Charts and diagrams as code =
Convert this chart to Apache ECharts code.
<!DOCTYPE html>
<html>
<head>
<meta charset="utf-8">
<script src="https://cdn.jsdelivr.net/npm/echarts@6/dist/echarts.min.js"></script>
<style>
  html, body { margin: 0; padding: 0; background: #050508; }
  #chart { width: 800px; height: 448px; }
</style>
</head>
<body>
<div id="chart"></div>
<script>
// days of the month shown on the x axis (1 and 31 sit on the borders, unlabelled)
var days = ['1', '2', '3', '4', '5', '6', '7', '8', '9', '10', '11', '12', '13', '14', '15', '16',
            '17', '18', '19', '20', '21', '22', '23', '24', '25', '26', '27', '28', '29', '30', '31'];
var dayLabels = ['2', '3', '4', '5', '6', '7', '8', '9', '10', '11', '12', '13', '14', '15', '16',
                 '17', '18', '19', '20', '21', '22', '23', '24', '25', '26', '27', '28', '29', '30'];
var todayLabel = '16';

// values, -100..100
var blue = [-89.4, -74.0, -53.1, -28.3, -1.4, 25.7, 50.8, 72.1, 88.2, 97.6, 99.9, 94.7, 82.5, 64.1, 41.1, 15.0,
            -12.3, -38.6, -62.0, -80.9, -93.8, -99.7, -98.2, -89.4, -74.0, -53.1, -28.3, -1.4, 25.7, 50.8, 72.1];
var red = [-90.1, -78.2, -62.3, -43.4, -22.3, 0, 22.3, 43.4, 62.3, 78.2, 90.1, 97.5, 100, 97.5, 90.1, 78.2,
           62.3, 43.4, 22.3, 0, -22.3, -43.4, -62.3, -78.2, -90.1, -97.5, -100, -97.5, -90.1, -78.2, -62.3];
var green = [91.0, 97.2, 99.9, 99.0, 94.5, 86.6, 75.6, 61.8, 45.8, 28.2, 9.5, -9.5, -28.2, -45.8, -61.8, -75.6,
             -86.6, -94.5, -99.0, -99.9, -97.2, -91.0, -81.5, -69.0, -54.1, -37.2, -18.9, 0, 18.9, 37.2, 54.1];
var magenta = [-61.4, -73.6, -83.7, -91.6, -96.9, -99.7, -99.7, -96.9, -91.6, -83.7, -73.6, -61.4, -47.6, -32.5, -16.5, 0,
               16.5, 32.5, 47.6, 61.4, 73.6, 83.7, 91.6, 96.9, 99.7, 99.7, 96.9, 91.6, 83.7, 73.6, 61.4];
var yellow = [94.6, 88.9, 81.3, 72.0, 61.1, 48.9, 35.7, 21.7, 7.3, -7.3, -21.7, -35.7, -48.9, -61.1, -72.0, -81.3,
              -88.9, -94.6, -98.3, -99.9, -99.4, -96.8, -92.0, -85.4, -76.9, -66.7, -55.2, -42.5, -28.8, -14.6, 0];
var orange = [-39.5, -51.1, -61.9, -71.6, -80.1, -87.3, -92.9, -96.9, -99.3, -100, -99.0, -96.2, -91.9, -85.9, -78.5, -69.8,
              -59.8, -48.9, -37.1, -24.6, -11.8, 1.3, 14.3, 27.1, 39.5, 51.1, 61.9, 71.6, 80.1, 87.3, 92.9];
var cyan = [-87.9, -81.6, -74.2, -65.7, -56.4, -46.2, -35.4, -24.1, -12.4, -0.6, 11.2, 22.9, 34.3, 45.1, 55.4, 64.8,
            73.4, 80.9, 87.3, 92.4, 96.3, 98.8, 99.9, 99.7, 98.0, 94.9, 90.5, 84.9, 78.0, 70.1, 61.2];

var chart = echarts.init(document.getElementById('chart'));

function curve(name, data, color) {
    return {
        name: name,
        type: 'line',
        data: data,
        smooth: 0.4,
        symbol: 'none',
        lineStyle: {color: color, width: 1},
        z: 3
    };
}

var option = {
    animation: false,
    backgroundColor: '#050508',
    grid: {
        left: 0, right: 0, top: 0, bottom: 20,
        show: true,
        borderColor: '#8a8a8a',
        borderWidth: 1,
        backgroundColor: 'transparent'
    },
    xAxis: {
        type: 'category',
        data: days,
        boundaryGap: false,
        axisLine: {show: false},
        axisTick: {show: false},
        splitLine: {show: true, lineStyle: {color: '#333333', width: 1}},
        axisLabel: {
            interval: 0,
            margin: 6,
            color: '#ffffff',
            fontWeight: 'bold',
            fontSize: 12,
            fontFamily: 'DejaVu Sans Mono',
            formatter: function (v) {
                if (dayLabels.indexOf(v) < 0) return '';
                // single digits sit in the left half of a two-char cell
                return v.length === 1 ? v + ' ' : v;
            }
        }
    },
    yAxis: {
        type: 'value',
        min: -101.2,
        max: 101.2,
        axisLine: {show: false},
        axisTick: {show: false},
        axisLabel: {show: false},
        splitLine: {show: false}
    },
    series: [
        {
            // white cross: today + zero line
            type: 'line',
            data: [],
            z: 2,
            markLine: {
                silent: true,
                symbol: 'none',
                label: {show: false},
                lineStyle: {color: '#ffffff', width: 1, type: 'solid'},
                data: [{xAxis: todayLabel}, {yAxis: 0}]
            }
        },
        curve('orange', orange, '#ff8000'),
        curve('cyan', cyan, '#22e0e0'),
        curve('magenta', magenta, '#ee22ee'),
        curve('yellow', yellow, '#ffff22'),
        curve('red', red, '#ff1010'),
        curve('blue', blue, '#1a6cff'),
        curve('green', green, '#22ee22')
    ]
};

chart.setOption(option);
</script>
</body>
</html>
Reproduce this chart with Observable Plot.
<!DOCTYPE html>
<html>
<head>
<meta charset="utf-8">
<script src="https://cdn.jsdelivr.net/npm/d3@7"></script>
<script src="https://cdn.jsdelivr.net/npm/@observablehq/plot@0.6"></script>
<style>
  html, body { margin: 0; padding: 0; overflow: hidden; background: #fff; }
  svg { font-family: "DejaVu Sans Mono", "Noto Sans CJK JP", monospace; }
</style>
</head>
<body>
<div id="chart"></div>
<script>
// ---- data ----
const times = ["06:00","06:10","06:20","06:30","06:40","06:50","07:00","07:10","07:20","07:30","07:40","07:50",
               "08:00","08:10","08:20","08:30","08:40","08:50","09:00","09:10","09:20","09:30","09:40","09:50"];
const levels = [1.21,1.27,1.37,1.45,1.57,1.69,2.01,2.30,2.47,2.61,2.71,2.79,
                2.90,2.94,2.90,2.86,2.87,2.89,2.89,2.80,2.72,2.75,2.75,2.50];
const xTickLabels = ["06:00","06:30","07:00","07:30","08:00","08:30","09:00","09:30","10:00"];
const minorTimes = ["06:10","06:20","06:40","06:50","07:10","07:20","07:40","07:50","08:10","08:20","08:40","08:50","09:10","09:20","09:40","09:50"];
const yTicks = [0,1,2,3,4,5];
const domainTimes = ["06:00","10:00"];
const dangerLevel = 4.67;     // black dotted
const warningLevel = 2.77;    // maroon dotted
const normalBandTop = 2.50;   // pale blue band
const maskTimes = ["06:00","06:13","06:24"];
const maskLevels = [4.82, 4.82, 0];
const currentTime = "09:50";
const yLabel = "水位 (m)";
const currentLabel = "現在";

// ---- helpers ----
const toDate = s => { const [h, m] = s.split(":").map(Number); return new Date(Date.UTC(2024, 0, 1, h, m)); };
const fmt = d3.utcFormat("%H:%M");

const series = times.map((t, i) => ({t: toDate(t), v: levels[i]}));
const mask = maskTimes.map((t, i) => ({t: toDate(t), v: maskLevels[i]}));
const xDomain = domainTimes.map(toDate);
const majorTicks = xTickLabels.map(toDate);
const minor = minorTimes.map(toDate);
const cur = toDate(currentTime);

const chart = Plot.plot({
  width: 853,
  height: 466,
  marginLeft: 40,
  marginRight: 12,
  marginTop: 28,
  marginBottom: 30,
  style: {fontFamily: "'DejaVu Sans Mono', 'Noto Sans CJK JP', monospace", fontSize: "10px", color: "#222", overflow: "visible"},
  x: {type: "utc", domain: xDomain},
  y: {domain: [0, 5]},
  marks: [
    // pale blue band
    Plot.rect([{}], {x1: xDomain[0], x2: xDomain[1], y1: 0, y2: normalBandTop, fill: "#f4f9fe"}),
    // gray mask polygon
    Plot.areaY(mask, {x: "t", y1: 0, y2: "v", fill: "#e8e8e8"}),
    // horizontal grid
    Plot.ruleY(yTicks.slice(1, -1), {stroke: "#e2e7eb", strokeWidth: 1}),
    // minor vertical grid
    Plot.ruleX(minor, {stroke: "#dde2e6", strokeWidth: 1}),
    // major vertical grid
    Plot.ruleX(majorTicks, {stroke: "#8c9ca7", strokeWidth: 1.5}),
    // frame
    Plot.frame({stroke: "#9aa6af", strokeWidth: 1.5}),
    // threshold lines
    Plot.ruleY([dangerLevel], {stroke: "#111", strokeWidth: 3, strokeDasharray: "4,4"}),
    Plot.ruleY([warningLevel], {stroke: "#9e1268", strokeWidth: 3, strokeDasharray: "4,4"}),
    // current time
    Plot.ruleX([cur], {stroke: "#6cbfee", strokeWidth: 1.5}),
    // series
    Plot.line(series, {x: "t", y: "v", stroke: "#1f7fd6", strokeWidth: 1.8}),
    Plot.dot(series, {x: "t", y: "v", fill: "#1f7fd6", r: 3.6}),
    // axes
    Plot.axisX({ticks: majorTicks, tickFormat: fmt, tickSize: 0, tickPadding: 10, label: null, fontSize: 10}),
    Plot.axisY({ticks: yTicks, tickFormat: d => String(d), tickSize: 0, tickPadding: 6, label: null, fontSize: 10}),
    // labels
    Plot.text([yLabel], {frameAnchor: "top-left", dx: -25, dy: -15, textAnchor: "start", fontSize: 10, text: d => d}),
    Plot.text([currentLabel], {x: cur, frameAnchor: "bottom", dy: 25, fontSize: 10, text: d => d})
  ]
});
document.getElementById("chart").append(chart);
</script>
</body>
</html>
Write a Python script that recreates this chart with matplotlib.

Instructions to follow = Each line of the material above either contains the word "this" or does not; state how many do, and nothing else.

Task output = 3